What if this steward had justified his unfaithfulness by saying, “Master, I know I have done bad things and I was too busy flagellating myself to really figure out how to use your money.” Would he have been excused?
God wants use to use his gifts, not get sidetracked by self-condemnation. That’s why he tells us that we are forgiven.
REASON #8: Refusing to forgive oneself is a slander against God
What the unproductive steward actually said to his master is
Master, I knew you to be a hard man, reaping where you did not sow, and gathering where you scattered no seed, so I was afraid, and I went and hid your talent in the ground. Here you have what is yours.
That’s a rather breathtaking insult. Would anyone really ever say such a thing?
I suspect the point is that, when you reject God’s gifts or are too fearful to use them, that is what you believe and are communicating about God.

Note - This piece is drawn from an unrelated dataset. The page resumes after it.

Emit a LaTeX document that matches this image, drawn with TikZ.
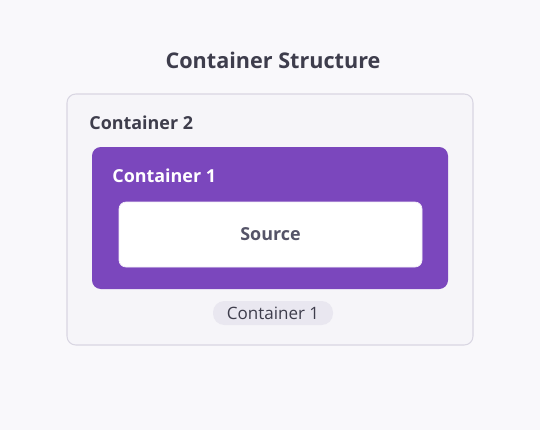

To continue to condemn oneself rather than forgive oneself is to claim that God is really still condemning you and his promises to the contrary are not trustworthy.
REASON #9: If we trust God’s promise to bestow a positive verdict on our service the only rational response is to forgive ourselves and press on in new service to Him.
God does not promise to say to us at the Last Day, “Well, even though you’ve constantly sinned, I’ve forgiven you through Christ so I’ll let you in anyway.” Rather, he promises to say something like, “Well done, good and faithful servant! Enter into the joy of your master.”
Continuing in self-condemnation, rather than pursuing new service to God with a sincere and confident heart, demonstrates a lack of trust that God will do what he promises. But God is trustworthy. Be at ease.